Кульминацией стихотворения является сцена, в которой выведенный из себя лирический герой врывается на заседание. Поэту для изображения этой сцены уже недостаточно гиперболы, он использует гротеск. Перед читателем возникает ужасная картина: «…сидят людей половины». Лирический герой в ужасе, восприятие нормального человека не может вместить фантастичность ситуации. Обычному человеку трудно представить себе, что, для того чтобы успеть посетить в два раза больше заседаний, можно придумать такой простой способ – «раздвояться».
Интересен тот факт, что для решения важных дел необязательно наличие головы, ведь голова принадлежит верхней половине туловища, а нижняя как-то спокойно без нее обходится.
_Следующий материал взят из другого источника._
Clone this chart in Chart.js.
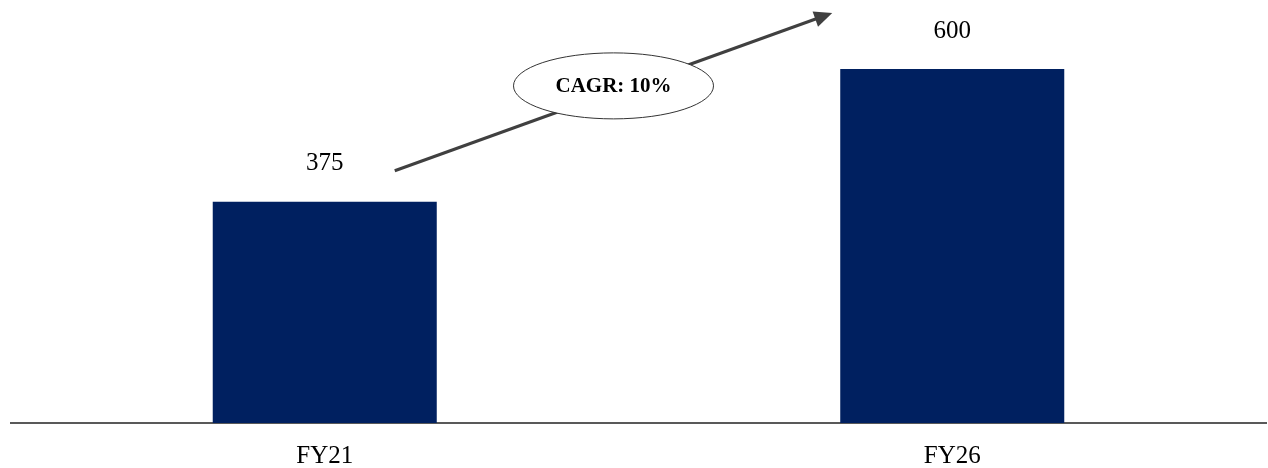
<!DOCTYPE html>
<html>
<head>
<meta charset="utf-8">
<script src="https://cdn.jsdelivr.net/npm/chart.js@4.4.1/dist/chart.umd.min.js"></script>
<style>
  html, body { margin: 0; padding: 0; background: #fff; }
  #wrap { width: 1268px; height: 468px; }
</style>
</head>
<body>
<div id="wrap"><canvas id="cagrChart" width="1268" height="468"></canvas></div>
<script>
const categories = ['FY21', 'FY26'];
const values = [375, 600];
const cagrLabel = 'CAGR: 10%';

const barColor = '#002060';
const serif = '"Liberation Serif", "Times New Roman", serif';

// value labels above each bar
const valueLabels = {
  id: 'valueLabels',
  afterDatasetsDraw(chart) {
    const { ctx } = chart;
    const meta = chart.getDatasetMeta(0);
    ctx.save();
    ctx.font = '25px ' + serif;
    ctx.fillStyle = '#000';
    ctx.textAlign = 'center';
    ctx.textBaseline = 'middle';
    meta.data.forEach((bar, i) => {
      ctx.fillText(String(values[i]), bar.x, bar.y - 38);
    });
    ctx.restore();
  }
};

// growth arrow with the CAGR ellipse
const cagrArrow = {
  id: 'cagrArrow',
  afterDatasetsDraw(chart) {
    const { ctx } = chart;
    const x = chart.scales.x, y = chart.scales.y;
    const x0 = x.getPixelForValue(0) + 70, y0 = y.getPixelForValue(values[0]) - 31;
    const x1 = x.getPixelForValue(1) - 120, y1 = y.getPixelForValue(values[1]) - 56;
    const ang = Math.atan2(y1 - y0, x1 - x0);
    ctx.save();
    ctx.strokeStyle = '#404040';
    ctx.fillStyle = '#404040';
    ctx.lineWidth = 3;
    ctx.beginPath();
    ctx.moveTo(x0, y0);
    ctx.lineTo(x1 - 14 * Math.cos(ang), y1 - 14 * Math.sin(ang));
    ctx.stroke();
    ctx.beginPath();
    ctx.moveTo(x1, y1);
    ctx.lineTo(x1 - 18 * Math.cos(ang) + 8 * Math.sin(ang), y1 - 18 * Math.sin(ang) - 8 * Math.cos(ang));
    ctx.lineTo(x1 - 18 * Math.cos(ang) - 8 * Math.sin(ang), y1 - 18 * Math.sin(ang) + 8 * Math.cos(ang));
    ctx.closePath();
    ctx.fill();

    const cx = (x0 + x1) / 2, cy = (y0 + y1) / 2 - 6;
    ctx.beginPath();
    ctx.ellipse(cx, cy, 100, 33, 0, 0, Math.PI * 2);
    ctx.fillStyle = '#fff';
    ctx.fill();
    ctx.lineWidth = 1;
    ctx.strokeStyle = '#333';
    ctx.stroke();
    ctx.fillStyle = '#000';
    ctx.font = 'bold 21px ' + serif;
    ctx.textAlign = 'center';
    ctx.textBaseline = 'middle';
    ctx.fillText(cagrLabel, cx, cy + 1);
    ctx.restore();
  }
};

new Chart(document.getElementById('cagrChart'), {
  type: 'bar',
  data: {
    labels: categories,
    datasets: [{
      data: values,
      backgroundColor: barColor,
      borderWidth: 0,
      categoryPercentage: 1,
      barPercentage: 0.357
    }]
  },
  options: {
    responsive: false,
    animation: false,
    layout: { padding: { left: 11, right: 2, top: 10, bottom: 0 } },
    plugins: { legend: { display: false }, tooltip: { enabled: false } },
    scales: {
      x: {
        grid: { display: false },
        border: { display: true, color: '#595959', width: 2 },
        ticks: { color: '#000', padding: 10, font: { family: serif, size: 25 } },
        afterFit(scale) { scale.height = 45; }
      },
      y: {
        display: false,
        min: 0,
        max: 700
      }
    }
  },
  plugins: [valueLabels, cagrArrow]
});
</script>
</body>
</html>
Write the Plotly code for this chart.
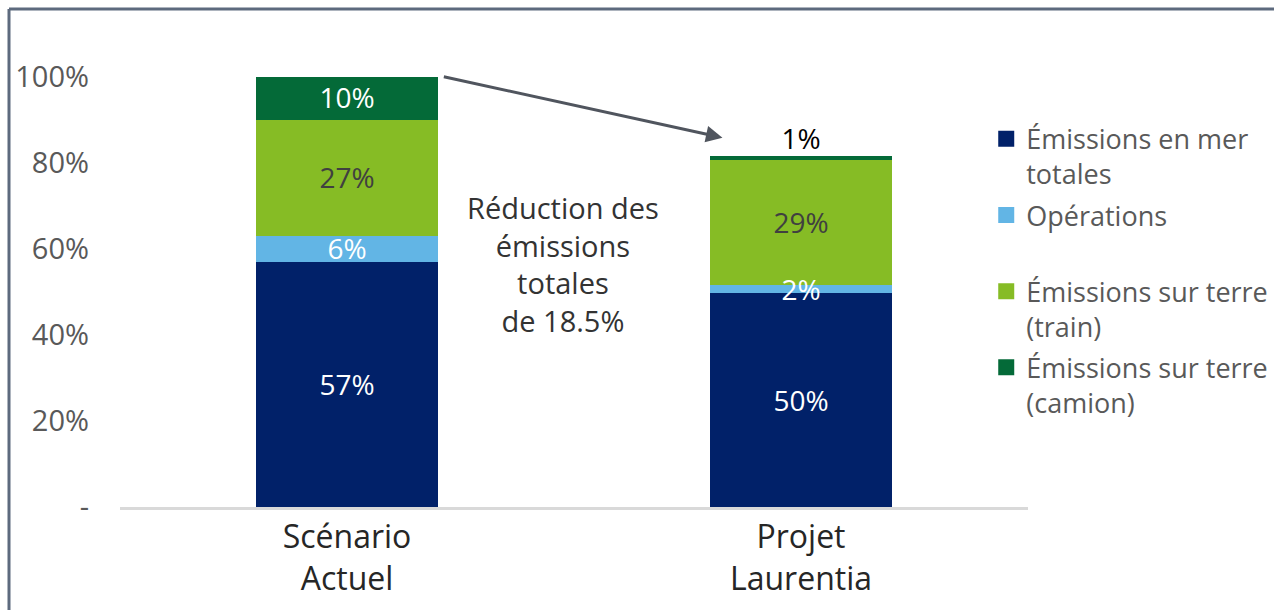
import plotly.graph_objects as go

# ---- data ----
categories = ["Scénario<br>Actuel", "Projet<br>Laurentia"]
series_names = [
    "Émissions en mer<br>totales",
    "Opérations<br> ",
    "Émissions sur terre<br>(train)",
    "Émissions sur terre<br>(camion)",
]
mer_totales = [57.0, 49.6]
operations = [6.0, 1.9]
terre_train = [27.0, 29.2]
terre_camion = [10.0, 0.8]
labels_mer = ["57%", "50%"]
labels_ops = ["6%", "2%"]
labels_train = ["27%", "29%"]
labels_camion = ["10%", "1%"]
y_tickvals = [0, 20, 40, 60, 80, 100]
y_ticktext = ["-", "20%", "40%", "60%", "80%", "100%"]
reduction_text = "Réduction des<br>émissions<br>totales<br>de 18.5%"

# ---- style ----
FONT = "Open Sans"
colors = ["#012169", "#62B5E5", "#86BC25", "#046A38"]
bar_w = 0.4
label_nudge = 0.8  # small downward nudge of centred labels (axis units)

series_vals = [mer_totales, operations, terre_train, terre_camion]
series_labels = [labels_mer, labels_ops, labels_train, labels_camion]
text_colors = [["white", "white"], ["white", "white"], ["#404040", "#404040"], ["white", "black"]]
outside = [[False, False], [False, False], [False, False], [False, True]]

fig = go.Figure()
for name, vals, col in zip(series_names, series_vals, colors):
    fig.add_trace(go.Bar(
        x=categories, y=vals, name=name, showlegend=False,
        marker=dict(color=col, line=dict(width=0)),
        width=bar_w, hoverinfo="skip",
    ))

# segment labels, drawn on top of all bars
running = [0.0] * len(categories)
for vals, labs, tcol, outs in zip(series_vals, series_labels, text_colors, outside):
    for j, cat in enumerate(categories):
        top = running[j] + vals[j]
        ypos = top if outs[j] else running[j] + vals[j] / 2 - label_nudge
        fig.add_trace(go.Scatter(
            x=[cat], y=[ypos], mode="text", text=[labs[j]],
            textposition="top center" if outs[j] else "middle center",
            textfont=dict(family=FONT, size=28, color=tcol[j]),
            showlegend=False, hoverinfo="skip", cliponaxis=False,
        ))
    running = [r + v for r, v in zip(running, vals)]
totals = running

# legend entries (square swatches)
for k, (name, col) in enumerate(zip(series_names, colors)):
    fig.add_trace(go.Scatter(
        x=[None], y=[None], mode="markers", name=name, legendgroup=f"g{k}",
        marker=dict(symbol="square", size=16, color=col),
        hoverinfo="skip",
    ))

W, H = 1274, 610
L, R, T, B = 120, 246, 40, 103
plot_h = H - T - B
px_per_unit = 4.305
y_top = plot_h / px_per_unit

fig.update_layout(
    width=W, height=H,
    barmode="stack",
    plot_bgcolor="white", paper_bgcolor="white",
    margin=dict(l=L, r=R, t=T, b=B, autoexpand=False),
    font=dict(family=FONT, color="#595959"),
    showlegend=True,
    legend=dict(
        x=0.954, y=0.84, xanchor="left", yanchor="top",
        traceorder="grouped", tracegroupgap=3, valign="top",
        font=dict(family=FONT, size=27, color="#595959"),
        bgcolor="rgba(0,0,0,0)", itemclick=False,
    ),
    xaxis=dict(
        type="category", range=[-0.5, 1.5],
        showline=True, linecolor="#d9d9d9", linewidth=3,
        showgrid=False, zeroline=False, ticks="",
        tickfont=dict(family=FONT, size=32, color="#262626"),
    ),
    yaxis=dict(
        range=[0, y_top], tickvals=y_tickvals, ticktext=y_ticktext,
        showline=False, showgrid=False, zeroline=False, ticks="",
        ticklabelstandoff=30,
        tickfont=dict(family=FONT, size=29, color="#595959"),
    ),
)

# reduction annotation
fig.add_annotation(
    x=0.476, y=56.5, xref="x", yref="y", text=reduction_text, showarrow=False,
    font=dict(family=FONT, size=29, color="#333333"), align="center",
)

# arrow between the bar tops
fig.add_annotation(
    x=1 - bar_w / 2 + 0.027, y=totals[1] + 4.3, xref="x", yref="y",
    ax=0 + bar_w / 2 + 0.01, ay=totals[0], axref="x", ayref="y",
    text="", showarrow=True, arrowhead=2, arrowsize=1.1, arrowwidth=3,
    arrowcolor="#50555e",
)

# frame (top and left edges)
def px_to_paper_x(p):
    return (p - L) / (W - L - R)

def px_to_paper_y(q):
    return (H - B - q) / plot_h

frame_col = "#5d6a7e"
fig.add_shape(type="line", xref="paper", yref="paper",
              x0=px_to_paper_x(9), x1=px_to_paper_x(W + 5),
              y0=px_to_paper_y(9), y1=px_to_paper_y(9),
              line=dict(color=frame_col, width=3))
fig.add_shape(type="line", xref="paper", yref="paper",
              x0=px_to_paper_x(9), x1=px_to_paper_x(9),
              y0=px_to_paper_y(9), y1=px_to_paper_y(H + 5),
              line=dict(color=frame_col, width=3))

fig.write_html("out.html", config={"displayModeBar": False},
               post_script="document.body.style.margin='0';document.body.style.overflow='hidden';")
Тем самым Маяковский хочет показать, что для советских служащих значительным является только само присутствие на том или ином совещании, сам процесс, форма, а не содержание, то есть деятельность бюрократического аппарата не только не помогает существованию нового государства, а активно мешает ему.
Маяковский описывает состояние лирического героя: он страдает, мучается, переживает настоящий кошмар, пытаясь осмыслить все происходящее. Поэт использует яркие средства выразительности, для того чтобы читатель понял, что происходит с героем. Эпитеты «взъярённый», «дикие» (проклятья) свидетельствуют о том, что человек потерял последнее терпение, он вне себя от ярости. Метафора «врываюсь лавиной» тоже говорит о решительной настрое, о потоке чувств, который захлестывает человека, наблюдающего суету служащих целый день. Деепричастие «изрыгая» («дикие проклятья») вызывает ассоциацию и с реальным диким зверем, и с фантастическим драконом, что еще усиливает гротескность ситуации.
Героя интересует не только судьба его собственного дела, но всей структуры в целом. Однако оказывается, что бюрократия – заразная болезнь, и лирический герой, желая бороться с ней, не знает других способов, кроме как предложенных ему государством.
Лирический герой – романтик, он пытается уйти от действительности в мечту, он умеет смотреть вокруг и видеть прекрасное: «утро раннее» и «рассвет ранний». И мечтает-то он о другой жизни, непохожей на ту, что навязывает ему государство. Но, формулируя свою мечту, лирический герой даже не замечает, что он уже часть этой машины, что она перемолола его и заставила жить по своим законам:
«О, хотя бы
еще
одно заседание
относительно искоренения всех заседаний!»
Даже язык, которым выражена мечта героя, становится канцелярским. Маяковский утрирует ситуацию: нельзя искоренить заседания с помощью еще одного, последнего.
Таким образом, поэт демонстрирует всю абсурдность той части советского общества, которая отреклась от сути революции и посвятила свое существование только формальному воплощению всего нового. «Пики острот», которые Маяковский обрушивает на бюрократию, мещанство, «советских помпадуров», делают его сатиру едкой, злободневной и актуальной и в наше непростое время.
Тема гражданской войны в романе М. А. Булгакова «Белая гвардия»
Тема гражданской войны появилась в русской литературе в 20-е годы XX века. Осмысление этого явления шло в двух направлениях. Одни писатели считали, что большевики защищают свои идеалы и новую справедливую власть, и восхищались их подвигами и верностью идее (например, А. А. Фадеев в романе «Разгром»). Другие размышляли о братоубийственном характере гражданской войны и делали вывод, что война – это всегда кровь, смерть, несчастье и оправдания ей быть не может (например, М. А. Шолохов в «Донских рассказах» и романе «Тихий Дон»). М. А. Булгаков в романе «Белая гвардия» (1925) посмотрел на происходящие события глазами других людей, тех, кто утратил все, попав под колеса истории.
Это произведение сам автор любил больше всех других вещей. В 1925 году роман воспринимался одновременно и как современный, злободневный (на страницах романа как бы завывала буря Гражданской войны, очевидцем или участником которой читатель был еще вчера), и как исторический. Такое положение дел обусловило эпохальную значимость книги.